-- BEGIN Entries --
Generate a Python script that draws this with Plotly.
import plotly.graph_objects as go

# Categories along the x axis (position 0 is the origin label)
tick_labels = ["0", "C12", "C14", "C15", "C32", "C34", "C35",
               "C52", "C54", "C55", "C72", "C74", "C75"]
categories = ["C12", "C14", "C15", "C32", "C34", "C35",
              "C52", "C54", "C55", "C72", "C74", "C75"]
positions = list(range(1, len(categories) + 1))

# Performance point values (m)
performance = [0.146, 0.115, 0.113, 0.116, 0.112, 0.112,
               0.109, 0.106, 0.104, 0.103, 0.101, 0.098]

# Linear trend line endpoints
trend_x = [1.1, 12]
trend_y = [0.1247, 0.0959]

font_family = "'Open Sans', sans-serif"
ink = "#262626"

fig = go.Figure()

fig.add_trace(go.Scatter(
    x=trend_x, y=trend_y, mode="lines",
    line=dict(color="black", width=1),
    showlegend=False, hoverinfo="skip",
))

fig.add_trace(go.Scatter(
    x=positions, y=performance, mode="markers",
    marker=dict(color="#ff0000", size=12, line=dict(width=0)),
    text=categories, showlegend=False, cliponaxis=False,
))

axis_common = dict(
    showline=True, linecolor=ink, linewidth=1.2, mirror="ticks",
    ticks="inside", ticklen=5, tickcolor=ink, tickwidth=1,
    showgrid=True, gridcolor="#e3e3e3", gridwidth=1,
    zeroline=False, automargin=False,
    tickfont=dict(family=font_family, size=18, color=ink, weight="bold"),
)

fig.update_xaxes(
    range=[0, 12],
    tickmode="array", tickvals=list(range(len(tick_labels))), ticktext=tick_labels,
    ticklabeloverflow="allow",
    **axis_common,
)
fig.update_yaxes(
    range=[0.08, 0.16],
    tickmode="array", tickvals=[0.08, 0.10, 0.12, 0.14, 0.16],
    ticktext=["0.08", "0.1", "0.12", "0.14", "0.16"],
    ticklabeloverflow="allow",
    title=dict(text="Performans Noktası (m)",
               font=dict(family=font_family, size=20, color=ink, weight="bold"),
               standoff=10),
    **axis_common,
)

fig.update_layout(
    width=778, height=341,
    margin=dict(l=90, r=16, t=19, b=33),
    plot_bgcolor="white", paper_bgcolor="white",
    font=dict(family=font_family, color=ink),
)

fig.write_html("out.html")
-- END Entries --
-- BEGIN Entries --
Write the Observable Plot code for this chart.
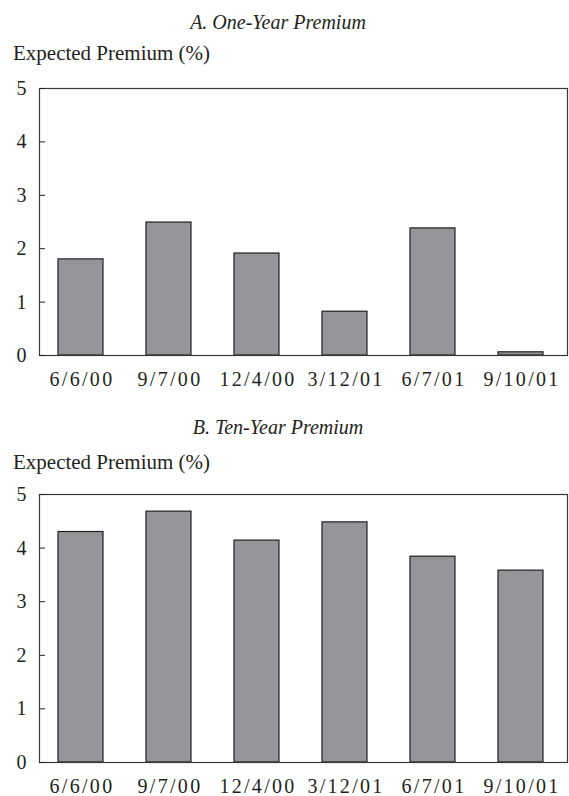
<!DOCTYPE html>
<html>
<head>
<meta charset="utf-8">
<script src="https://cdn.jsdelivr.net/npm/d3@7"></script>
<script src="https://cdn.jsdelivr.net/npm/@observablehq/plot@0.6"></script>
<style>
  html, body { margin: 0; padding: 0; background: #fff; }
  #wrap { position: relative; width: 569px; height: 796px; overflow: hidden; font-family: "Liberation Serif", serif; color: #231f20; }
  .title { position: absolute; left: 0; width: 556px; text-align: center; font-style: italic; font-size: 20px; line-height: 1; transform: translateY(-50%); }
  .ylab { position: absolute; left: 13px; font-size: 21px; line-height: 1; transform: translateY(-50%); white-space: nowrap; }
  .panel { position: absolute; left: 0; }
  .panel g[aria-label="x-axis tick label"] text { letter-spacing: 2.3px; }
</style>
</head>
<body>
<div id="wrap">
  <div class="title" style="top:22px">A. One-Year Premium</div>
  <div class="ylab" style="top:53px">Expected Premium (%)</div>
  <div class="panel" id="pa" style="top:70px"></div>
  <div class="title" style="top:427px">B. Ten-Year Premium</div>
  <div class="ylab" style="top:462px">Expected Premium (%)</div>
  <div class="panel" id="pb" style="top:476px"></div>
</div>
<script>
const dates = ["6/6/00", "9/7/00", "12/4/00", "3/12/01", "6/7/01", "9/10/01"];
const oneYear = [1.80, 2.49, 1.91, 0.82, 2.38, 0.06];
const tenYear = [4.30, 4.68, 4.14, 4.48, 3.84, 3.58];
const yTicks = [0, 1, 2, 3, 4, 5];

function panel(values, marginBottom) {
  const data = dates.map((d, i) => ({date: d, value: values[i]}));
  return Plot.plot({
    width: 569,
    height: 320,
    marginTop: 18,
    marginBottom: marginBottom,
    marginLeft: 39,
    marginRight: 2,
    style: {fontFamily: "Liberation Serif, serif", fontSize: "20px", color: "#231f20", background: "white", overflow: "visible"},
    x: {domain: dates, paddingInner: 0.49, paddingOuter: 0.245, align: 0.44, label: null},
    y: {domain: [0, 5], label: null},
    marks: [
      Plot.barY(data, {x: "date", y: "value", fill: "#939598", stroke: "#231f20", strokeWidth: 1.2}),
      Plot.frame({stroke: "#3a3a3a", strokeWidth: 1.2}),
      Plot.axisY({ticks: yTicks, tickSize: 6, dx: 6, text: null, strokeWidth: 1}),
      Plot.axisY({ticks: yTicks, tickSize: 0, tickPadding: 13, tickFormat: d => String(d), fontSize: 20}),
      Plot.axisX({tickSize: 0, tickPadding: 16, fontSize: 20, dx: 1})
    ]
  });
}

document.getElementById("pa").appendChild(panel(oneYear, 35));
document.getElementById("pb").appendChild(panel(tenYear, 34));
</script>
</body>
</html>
-- END Entries --
**What the task requires**.
Where does the word "this" appear in the listing? List each line that holds it.

**Written solution**.
Generate a Python script that draws this with Plotly.
Write the Observable Plot code for this chart.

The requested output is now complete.